Título: Trabalho escravo punido
Autor: Correia, Karla; Abreu, Diego
Fonte: Correio Braziliense, 23/05/2012, Política, p. 8

Câmara aprova proposta que permite a desapropriação de fazendas onde haja funcionários em condições análogas à da escravidão

» KARLA CORREIA

» DIEGO ABREU

Depois de oito anos de espera, o plenário da Câmara aprovou ontem, em segundo turno, a chamada PEC do Trabalho Escravo, que prevê a desapropriação de imóveis rurais e urbanos onde for constatada a existência de empregados em condições análogas à escravidão, sem a possibilidade de indenização por parte do governo, e os destina à reforma agrária e a programas de habitação popular.

O texto foi aprovado por 360 votos a favor, 29 contra e 25 abstenções depois de um intervalo de oito anos entre o primeiro e o segundo turno de votação na Casa, e agora segue de volta para o Senado. A proposta sofreu forte resistência da bancada ruralista, que defende a necessidade de mudar os critérios que definem o que são as condições análogas à escravidão, como está previsto no Código Penal.

Por um acordo costurado entre líderes partidários, o Senado deverá incluir no texto referência a uma legislação complementar, a ser elaborada, que discipline o que é trabalho escravo e os procedimentos para a desapropriação dos imóveis. De acordo com o presidente da Câmara, Marco Maia (PT-RS) as duas Casas do Congresso formarão uma comissão conjunta para redigir o projeto de lei de regulamentação.

A votação ocorre uma semana depois de o Tribunal Superior do Trabalho (TST) confirmar a maior condenação por prática de trabalho escravo da história do país.

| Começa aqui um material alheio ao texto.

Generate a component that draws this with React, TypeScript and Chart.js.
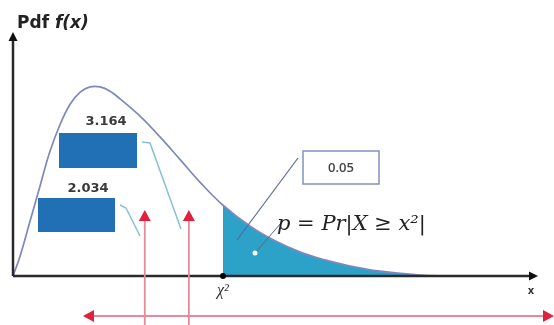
import React, { useEffect, useRef } from "react";
import { Chart, registerables } from "chart.js";

Chart.register(...registerables);

// Density curve (abstract x units 0..10, y units 0..1)
const curveX = [0, 0.13, 0.32, 0.51, 0.7, 0.9, 1.09, 1.28, 1.47, 1.66, 1.85, 2.04, 2.42, 2.8, 3.18, 3.56, 4.0, 4.51, 5.0, 5.47, 5.94, 6.42, 6.99, 7.75, 8.32];
const curveY = [0, 0.078, 0.221, 0.365, 0.508, 0.623, 0.705, 0.754, 0.775, 0.775, 0.757, 0.726, 0.655, 0.57, 0.478, 0.385, 0.29, 0.205, 0.143, 0.098, 0.066, 0.041, 0.02, 0.004, 0];
const criticalX = 4.0;
const criticalLabel = "χ²";
const axisYLabel = "Pdf ";
const axisYLabelItalic = "f(x)";
const axisXLabel = "x";
const valueLabels = ["3.164", "2.034"];
const alphaLabel = "0.05";
const formulaLabel = "p = Pr|X ≥ x²|";
const arrowXs = [2.51, 3.35];

const curvePts = curveX.map((x, i) => ({ x, y: curveY[i] }));
const tailPts = curvePts.filter((p) => p.x >= criticalX);

function head(ctx: CanvasRenderingContext2D, tx: number, ty: number, dx: number, dy: number, len: number, half: number, color: string) {
  const px = -dy, py = dx;
  ctx.beginPath();
  ctx.moveTo(tx, ty);
  ctx.lineTo(tx - dx * len + px * half, ty - dy * len + py * half);
  ctx.lineTo(tx - dx * len - px * half, ty - dy * len - py * half);
  ctx.closePath();
  ctx.fillStyle = color;
  ctx.fill();
}

const annot = {
  id: "annot",
  afterDatasetsDraw(chart: any) {
    const { ctx, chartArea, scales } = chart;
    const { left, right, top, bottom } = chartArea;
    const xs = scales.x;
    ctx.save();
    // axes
    ctx.strokeStyle = "#2a2a2a";
    ctx.lineWidth = 2.5;
    ctx.beginPath();
    ctx.moveTo(left, bottom);
    ctx.lineTo(left, top + 7);
    ctx.moveTo(left, bottom);
    ctx.lineTo(right - 7, bottom);
    ctx.stroke();
    head(ctx, left, top, 0, -1, 9, 4.5, "#111");
    head(ctx, right, bottom, 1, 0, 9, 4.5, "#111");

    // critical value marker
    const cx = xs.getPixelForValue(criticalX);
    ctx.beginPath();
    ctx.arc(cx, bottom, 3, 0, Math.PI * 2);
    ctx.fillStyle = "#000";
    ctx.fill();
    ctx.fillStyle = "#333";
    ctx.font = "italic 16px 'Liberation Serif', serif";
    ctx.textAlign = "center";
    ctx.textBaseline = "middle";
    ctx.fillText(criticalLabel, cx, bottom + 15);

    ctx.font = "bold 10px 'DejaVu Sans', sans-serif";
    ctx.fillStyle = "#333";
    ctx.fillText(axisXLabel, right - 7, bottom + 15);

    // y axis title
    ctx.textAlign = "left";
    ctx.textBaseline = "alphabetic";
    ctx.fillStyle = "#222";
    ctx.font = "bold 17px 'DejaVu Sans', sans-serif";
    ctx.fillText(axisYLabel, left + 4, 28);
    const w = ctx.measureText(axisYLabel).width;
    ctx.font = "italic bold 17px 'DejaVu Sans', sans-serif";
    ctx.fillText(axisYLabelItalic, left + 4 + w, 28);

    // callout lines for blue boxes
    ctx.strokeStyle = "#86c1d3";
    ctx.lineWidth = 1.5;
    ctx.beginPath();
    ctx.moveTo(142, 142);
    ctx.lineTo(150, 143);
    ctx.lineTo(181, 229);
    ctx.moveTo(120, 205);
    ctx.lineTo(126, 208);
    ctx.lineTo(140, 236);
    ctx.stroke();

    // blue boxes
    ctx.fillStyle = "#2170b6";
    ctx.fillRect(59, 133, 78, 35);
    ctx.fillRect(38, 198, 77, 34);
    ctx.fillStyle = "#3a3a3a";
    ctx.font = "bold 13px 'DejaVu Sans', sans-serif";
    ctx.textAlign = "center";
    ctx.textBaseline = "middle";
    ctx.fillText(valueLabels[0], 106, 122);
    ctx.fillText(valueLabels[1], 88, 189);

    // alpha box
    ctx.fillStyle = "#fff";
    ctx.fillRect(303, 151, 76, 33);
    ctx.strokeStyle = "#8391c2";
    ctx.lineWidth = 1.5;
    ctx.strokeRect(303, 151, 76, 33);
    ctx.fillStyle = "#444";
    ctx.font = "600 13px 'Open Sans', sans-serif";
    ctx.fillText(alphaLabel, 341, 168);

    ctx.strokeStyle = "#5b66a6";
    ctx.lineWidth = 1.2;
    ctx.beginPath();
    ctx.moveTo(298, 158);
    ctx.lineTo(237, 240);
    ctx.stroke();

    ctx.strokeStyle = "#5a6a7a";
    ctx.lineWidth = 1;
    ctx.beginPath();
    ctx.moveTo(255, 253);
    ctx.lineTo(281, 223);
    ctx.stroke();
    ctx.beginPath();
    ctx.arc(255, 253, 2.5, 0, Math.PI * 2);
    ctx.fillStyle = "#fff";
    ctx.fill();

    ctx.fillStyle = "#222";
    ctx.font = "italic 21px 'DejaVu Serif', serif";
    ctx.textAlign = "left";
    ctx.textBaseline = "alphabetic";
    ctx.fillText(formulaLabel, 277, 230);

    // red arrows
    const red = "#e0203c";
    ctx.strokeStyle = "#e58a98";
    ctx.lineWidth = 1.8;
    for (const ax of arrowXs) {
      const px = xs.getPixelForValue(ax);
      ctx.beginPath();
      ctx.moveTo(px, 220);
      ctx.lineTo(px, 325);
      ctx.stroke();
      head(ctx, px, 210, 0, -1, 11, 6, red);
    }
    ctx.beginPath();
    ctx.moveTo(92, 316);
    ctx.lineTo(545, 316);
    ctx.stroke();
    head(ctx, 83, 316, -1, 0, 11, 6, red);
    head(ctx, 554, 316, 1, 0, 11, 6, red);
    ctx.restore();
  },
};

export default function App() {
  const ref = useRef<HTMLCanvasElement>(null);
  useEffect(() => {
    if (!ref.current) return;
    const chart = new Chart(ref.current, {
      type: "scatter",
      data: {
        datasets: [
          {
            data: curvePts,
            showLine: true,
            borderColor: "#7f88bb",
            borderWidth: 1.7,
            pointRadius: 0,
            tension: 0.4,
            fill: false,
            order: 1,
          },
          {
            data: tailPts,
            showLine: true,
            borderWidth: 0,
            borderColor: "rgba(0,0,0,0)",
            backgroundColor: "#2ca2c8",
            pointRadius: 0,
            tension: 0.4,
            fill: "origin",
            order: 2,
          },
        ],
      },
      options: {
        responsive: false,
        animation: false,
        layout: { padding: { left: 13, right: 16, top: 32, bottom: 49 } },
        scales: {
          x: { type: "linear", min: 0, max: 10, display: false },
          y: { type: "linear", min: 0, max: 1, display: false },
        },
        plugins: { legend: { display: false }, tooltip: { enabled: false } },
      },
      plugins: [annot],
    });
    return () => chart.destroy();
  }, []);
  return (
    <div style={{ position: "absolute", left: 0, top: 0, width: 554, height: 325, background: "#fff" }}>
      <canvas ref={ref} width={554} height={325} />
    </div>
  );
}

A 1ª Turma do TST impôs, no começo da semana passada, multa de R$ 5 milhões por danos morais à Lima Araújo Agropecuária. Uma fiscalização feita em 1998 em fazendas da empresa no Pará constatou a exploração de 180 trabalhadores em situação análoga à escravidão, incluindo mulheres e menores de idade. Todos eram impedidos de sair do local de trabalho e foram submetidos a condições degradantes. De acordo com os autos, os funcionários não recebiam alimentação adequada, não tinham acesso a água potável e dormiam em ambiente insalubre.

A agropecuária condenada é de propriedade do empresário Jefferson Lima Araújo, também dono de uma importante construtora de Alagoas. O grupo já anunciou que irá recorrer. No entanto, o TST informa que já negou o envio de recurso ao Supremo Tribunal Federal (STF). A empresa chegou a ser multada em R$ 50 mil por protelar o cumprimento da decisão, que estabelece o repasse dos R$ 5 milhões para um fundo voltado para a prevenção e a repressão do trabalho degradante.

Marco histórico O presidente da 1ª Turma do TST, ministro Lélio Bentes, avalia que a aprovação da PEC representará um marco histórico para o Brasil no combate à mão de obra escrava e, ainda, terá uma importância internacional para o país. "Há vários anos, a Comissão de Peritos da Organização Internacional do Trabalho (OIT), anualmente, indaga o Brasil sobre o andamento dessa PEC, ressaltando a importância de dar esse passo, pioneiro no mundo, para o enrijecimento das penas aplicáveis aos que exploram o trabalho escravo", destacou o ministro.

Para os ruralistas, críticos da PEC, a legislação atual que define trabalho escravo seria muito genérica, o que, em sua avaliação, daria margem a abusos por parte dos fiscais.